= Adrian Haynes =

Adrian Haynes (Poponsesset in Wampanoag, February 28, 1926 - April 26, 2014) was a chief of the Mashpee Wampanoag and a United States Navy veteran of World War II.

==Biography==
Born in Mashpee, Massachusetts, on Cape Cod in 1926, Haynes was a son of Clinton Mye Haynes and Daisy F. Mingo. He was the brother of Clinton, Jr.; Vernon, Tisquantum, Violet, Anita, Rita, Naomi and Nickomas. His family were Wampanoag people, who had long historic ties to this land. He went to local schools.

During World War II, he served in the United States Navy from 1943 to 1947. He was with the Naval Supply Ninth Amphibian Force that took part in the 1944 Anzio invasion in Italy, and was decorated for his service. Always proud of his military service, he was a member of Veterans of Foreign Wars John Glass Post 2188, American Legion Simeon L. Nickerson Post 64, and the Disabled American Veterans Cpl. William F. Reardon Chapter 57 of Taunton.

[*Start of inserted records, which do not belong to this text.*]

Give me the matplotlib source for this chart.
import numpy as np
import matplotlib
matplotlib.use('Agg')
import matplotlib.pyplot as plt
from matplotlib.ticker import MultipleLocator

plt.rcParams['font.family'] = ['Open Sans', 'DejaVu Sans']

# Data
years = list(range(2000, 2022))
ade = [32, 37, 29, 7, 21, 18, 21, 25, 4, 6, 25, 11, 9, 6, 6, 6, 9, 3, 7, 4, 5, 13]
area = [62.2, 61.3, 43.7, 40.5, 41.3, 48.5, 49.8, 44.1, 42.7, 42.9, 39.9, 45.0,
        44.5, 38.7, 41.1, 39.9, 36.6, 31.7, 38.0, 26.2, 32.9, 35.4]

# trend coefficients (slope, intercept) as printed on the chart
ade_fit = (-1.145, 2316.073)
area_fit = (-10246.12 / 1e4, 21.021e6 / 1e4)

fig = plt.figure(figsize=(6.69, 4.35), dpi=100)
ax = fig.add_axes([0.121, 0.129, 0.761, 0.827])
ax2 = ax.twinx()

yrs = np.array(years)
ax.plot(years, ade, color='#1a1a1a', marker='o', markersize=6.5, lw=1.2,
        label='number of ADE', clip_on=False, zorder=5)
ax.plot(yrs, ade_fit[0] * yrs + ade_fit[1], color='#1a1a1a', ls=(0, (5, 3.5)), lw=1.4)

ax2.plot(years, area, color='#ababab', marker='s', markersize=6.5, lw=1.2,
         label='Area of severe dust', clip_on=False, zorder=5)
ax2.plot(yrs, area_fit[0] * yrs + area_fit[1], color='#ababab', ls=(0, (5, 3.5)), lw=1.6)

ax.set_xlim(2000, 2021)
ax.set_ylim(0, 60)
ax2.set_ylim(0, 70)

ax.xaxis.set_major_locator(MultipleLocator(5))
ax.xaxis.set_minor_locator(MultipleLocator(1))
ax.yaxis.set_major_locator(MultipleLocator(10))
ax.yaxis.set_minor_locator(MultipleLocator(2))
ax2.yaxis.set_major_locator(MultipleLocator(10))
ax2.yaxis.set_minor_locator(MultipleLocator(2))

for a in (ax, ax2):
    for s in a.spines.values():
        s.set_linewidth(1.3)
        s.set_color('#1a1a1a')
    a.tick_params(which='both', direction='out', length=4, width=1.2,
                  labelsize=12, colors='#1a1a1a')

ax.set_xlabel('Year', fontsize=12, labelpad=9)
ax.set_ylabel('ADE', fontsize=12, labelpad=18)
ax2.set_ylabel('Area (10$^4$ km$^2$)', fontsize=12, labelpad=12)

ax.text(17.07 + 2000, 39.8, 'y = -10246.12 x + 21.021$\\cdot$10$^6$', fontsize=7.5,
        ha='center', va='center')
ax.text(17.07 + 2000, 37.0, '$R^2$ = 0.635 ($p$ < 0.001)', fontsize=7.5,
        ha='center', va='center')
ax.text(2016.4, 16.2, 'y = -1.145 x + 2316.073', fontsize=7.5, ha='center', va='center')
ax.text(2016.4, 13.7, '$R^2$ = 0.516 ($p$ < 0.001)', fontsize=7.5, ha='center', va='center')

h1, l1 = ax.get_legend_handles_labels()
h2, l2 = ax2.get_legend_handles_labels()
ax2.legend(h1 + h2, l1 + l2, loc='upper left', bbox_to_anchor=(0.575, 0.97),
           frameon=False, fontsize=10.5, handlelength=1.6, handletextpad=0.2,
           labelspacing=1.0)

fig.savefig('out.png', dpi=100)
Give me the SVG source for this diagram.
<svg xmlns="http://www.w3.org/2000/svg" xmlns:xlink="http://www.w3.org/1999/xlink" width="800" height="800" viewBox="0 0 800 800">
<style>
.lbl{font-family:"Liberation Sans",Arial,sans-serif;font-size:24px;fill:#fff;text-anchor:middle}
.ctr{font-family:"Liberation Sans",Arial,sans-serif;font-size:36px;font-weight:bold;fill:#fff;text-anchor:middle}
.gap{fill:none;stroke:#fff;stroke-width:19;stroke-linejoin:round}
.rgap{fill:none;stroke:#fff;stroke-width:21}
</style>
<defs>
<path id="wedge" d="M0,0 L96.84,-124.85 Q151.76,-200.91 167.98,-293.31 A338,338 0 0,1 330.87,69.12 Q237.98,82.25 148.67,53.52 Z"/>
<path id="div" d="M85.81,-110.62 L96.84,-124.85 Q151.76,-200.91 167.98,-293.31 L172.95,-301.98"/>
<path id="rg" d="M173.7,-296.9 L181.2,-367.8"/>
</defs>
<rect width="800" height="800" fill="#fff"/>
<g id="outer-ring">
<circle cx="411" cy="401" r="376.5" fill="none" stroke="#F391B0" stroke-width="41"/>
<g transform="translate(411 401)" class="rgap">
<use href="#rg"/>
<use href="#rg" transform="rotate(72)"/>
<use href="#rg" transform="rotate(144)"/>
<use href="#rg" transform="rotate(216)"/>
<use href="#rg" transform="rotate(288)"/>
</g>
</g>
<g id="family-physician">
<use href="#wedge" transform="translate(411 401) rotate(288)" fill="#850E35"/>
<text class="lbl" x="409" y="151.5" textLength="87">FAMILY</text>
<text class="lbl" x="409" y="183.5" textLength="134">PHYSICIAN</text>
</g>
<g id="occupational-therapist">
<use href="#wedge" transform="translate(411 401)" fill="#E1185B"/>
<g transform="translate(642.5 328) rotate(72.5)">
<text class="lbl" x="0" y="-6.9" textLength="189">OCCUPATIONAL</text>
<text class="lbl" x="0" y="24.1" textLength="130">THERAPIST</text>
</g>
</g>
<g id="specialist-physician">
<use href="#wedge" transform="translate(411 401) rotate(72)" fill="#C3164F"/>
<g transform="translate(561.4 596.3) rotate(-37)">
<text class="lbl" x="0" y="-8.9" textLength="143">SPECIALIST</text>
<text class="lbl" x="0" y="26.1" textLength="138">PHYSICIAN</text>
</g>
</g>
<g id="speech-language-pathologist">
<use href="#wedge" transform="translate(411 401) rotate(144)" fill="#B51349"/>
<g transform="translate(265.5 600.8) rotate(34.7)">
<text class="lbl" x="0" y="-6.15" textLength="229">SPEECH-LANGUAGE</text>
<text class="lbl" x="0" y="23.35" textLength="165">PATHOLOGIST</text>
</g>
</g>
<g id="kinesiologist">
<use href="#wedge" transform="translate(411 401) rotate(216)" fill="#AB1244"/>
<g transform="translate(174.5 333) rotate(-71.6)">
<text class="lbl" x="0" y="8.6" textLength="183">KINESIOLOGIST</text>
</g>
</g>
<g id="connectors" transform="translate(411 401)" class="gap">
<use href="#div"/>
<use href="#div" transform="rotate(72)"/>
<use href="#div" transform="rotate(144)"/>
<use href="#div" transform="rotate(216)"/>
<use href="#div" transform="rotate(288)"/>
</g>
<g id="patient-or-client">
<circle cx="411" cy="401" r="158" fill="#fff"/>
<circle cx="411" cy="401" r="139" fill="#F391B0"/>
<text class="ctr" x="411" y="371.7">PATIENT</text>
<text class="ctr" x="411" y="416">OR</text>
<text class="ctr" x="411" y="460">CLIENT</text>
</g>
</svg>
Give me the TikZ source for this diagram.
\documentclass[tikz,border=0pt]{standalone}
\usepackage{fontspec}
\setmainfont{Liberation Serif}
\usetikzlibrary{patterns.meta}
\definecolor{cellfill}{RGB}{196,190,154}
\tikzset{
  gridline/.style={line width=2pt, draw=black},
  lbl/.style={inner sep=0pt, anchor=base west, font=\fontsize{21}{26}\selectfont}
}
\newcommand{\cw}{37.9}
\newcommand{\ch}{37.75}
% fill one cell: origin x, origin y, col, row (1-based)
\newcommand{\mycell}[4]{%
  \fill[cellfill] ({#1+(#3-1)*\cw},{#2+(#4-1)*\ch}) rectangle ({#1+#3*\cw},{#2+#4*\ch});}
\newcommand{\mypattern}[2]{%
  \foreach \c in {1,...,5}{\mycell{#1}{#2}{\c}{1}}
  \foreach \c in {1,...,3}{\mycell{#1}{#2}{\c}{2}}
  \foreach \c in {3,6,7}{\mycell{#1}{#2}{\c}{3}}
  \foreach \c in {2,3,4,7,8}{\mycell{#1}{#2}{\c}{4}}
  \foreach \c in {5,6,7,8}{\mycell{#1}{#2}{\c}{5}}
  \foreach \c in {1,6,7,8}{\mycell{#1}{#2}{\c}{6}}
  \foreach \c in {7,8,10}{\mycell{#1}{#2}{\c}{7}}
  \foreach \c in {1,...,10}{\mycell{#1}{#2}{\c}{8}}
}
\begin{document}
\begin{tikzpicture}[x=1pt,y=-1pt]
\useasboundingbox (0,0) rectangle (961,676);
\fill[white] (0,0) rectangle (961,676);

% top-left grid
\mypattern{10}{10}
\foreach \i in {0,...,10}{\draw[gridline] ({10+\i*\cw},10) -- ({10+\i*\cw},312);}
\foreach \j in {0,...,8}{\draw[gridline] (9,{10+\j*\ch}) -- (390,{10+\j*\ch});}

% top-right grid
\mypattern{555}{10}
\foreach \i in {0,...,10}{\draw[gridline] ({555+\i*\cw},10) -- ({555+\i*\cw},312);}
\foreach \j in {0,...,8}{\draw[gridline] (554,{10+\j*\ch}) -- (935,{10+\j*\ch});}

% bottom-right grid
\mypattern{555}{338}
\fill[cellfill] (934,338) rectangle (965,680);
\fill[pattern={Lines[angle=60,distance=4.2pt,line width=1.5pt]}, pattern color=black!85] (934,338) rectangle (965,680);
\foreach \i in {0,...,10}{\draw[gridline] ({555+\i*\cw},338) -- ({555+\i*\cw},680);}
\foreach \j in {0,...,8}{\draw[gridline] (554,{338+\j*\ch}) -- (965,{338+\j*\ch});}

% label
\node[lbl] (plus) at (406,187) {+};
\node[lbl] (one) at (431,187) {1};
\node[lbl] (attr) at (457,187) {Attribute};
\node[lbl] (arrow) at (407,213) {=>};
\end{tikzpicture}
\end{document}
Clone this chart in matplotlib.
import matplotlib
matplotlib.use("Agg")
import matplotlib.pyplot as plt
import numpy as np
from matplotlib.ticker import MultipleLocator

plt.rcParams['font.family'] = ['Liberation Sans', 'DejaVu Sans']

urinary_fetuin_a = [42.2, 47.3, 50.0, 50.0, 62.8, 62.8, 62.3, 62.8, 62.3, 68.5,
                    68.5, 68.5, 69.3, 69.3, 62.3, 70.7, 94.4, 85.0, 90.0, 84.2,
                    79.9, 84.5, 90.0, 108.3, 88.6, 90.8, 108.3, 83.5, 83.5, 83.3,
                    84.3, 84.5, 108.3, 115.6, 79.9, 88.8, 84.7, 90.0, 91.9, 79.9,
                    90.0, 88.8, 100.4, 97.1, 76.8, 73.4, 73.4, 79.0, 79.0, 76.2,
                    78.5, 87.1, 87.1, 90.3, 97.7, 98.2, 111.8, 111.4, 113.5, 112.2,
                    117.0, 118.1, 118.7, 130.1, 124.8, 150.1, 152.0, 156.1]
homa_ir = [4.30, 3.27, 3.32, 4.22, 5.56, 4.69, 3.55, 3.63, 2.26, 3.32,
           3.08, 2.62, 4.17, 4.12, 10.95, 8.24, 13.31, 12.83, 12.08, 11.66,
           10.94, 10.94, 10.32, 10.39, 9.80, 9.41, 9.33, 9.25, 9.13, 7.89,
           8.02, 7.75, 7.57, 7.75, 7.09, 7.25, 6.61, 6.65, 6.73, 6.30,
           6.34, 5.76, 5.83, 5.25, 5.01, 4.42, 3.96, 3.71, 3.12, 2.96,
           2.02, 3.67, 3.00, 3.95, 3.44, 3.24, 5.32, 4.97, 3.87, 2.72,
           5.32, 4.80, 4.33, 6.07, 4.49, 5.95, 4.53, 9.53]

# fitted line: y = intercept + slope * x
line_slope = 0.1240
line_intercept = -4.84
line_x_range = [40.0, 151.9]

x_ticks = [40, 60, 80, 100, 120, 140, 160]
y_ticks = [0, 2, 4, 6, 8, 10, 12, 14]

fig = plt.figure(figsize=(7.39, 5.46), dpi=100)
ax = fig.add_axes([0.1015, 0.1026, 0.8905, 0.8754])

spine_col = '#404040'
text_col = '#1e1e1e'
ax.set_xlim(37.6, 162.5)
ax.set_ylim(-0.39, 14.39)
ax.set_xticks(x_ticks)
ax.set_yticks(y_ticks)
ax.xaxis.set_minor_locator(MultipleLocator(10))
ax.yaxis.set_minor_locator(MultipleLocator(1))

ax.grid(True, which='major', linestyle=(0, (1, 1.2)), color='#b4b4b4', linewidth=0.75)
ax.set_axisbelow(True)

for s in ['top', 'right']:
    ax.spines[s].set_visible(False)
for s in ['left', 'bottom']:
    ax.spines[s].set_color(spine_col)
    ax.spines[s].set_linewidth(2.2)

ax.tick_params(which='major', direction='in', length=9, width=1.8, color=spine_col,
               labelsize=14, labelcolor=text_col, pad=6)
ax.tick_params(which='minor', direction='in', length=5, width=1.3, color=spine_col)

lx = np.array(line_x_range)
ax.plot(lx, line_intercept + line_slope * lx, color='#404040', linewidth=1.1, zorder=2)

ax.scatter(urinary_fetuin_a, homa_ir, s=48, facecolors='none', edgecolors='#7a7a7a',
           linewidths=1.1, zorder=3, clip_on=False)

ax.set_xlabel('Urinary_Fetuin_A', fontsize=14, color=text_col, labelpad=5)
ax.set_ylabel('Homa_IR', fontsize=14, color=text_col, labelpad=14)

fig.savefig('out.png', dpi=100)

Haynes lived in Middleboro, Massachusetts, as an adult. He worked in foundries, was a truck driver and also worked at a state hospital. He worked with the Wampanoag at Aquinnah (formerly Gay's Head) on Martha's Vineyard to found a museum for their history. He also worked in a dance hall there.

Haynes was a Wampanoag chief, known as Poponsesset in his language, meaning Silver Beech. He was well respected and helped the community maintain cohesion. He was able to see his people gain federal recognition as a tribe in 2007. He died in Plymouth, Massachusetts, and was buried at Old Indian Church Cemetery in Mashpee.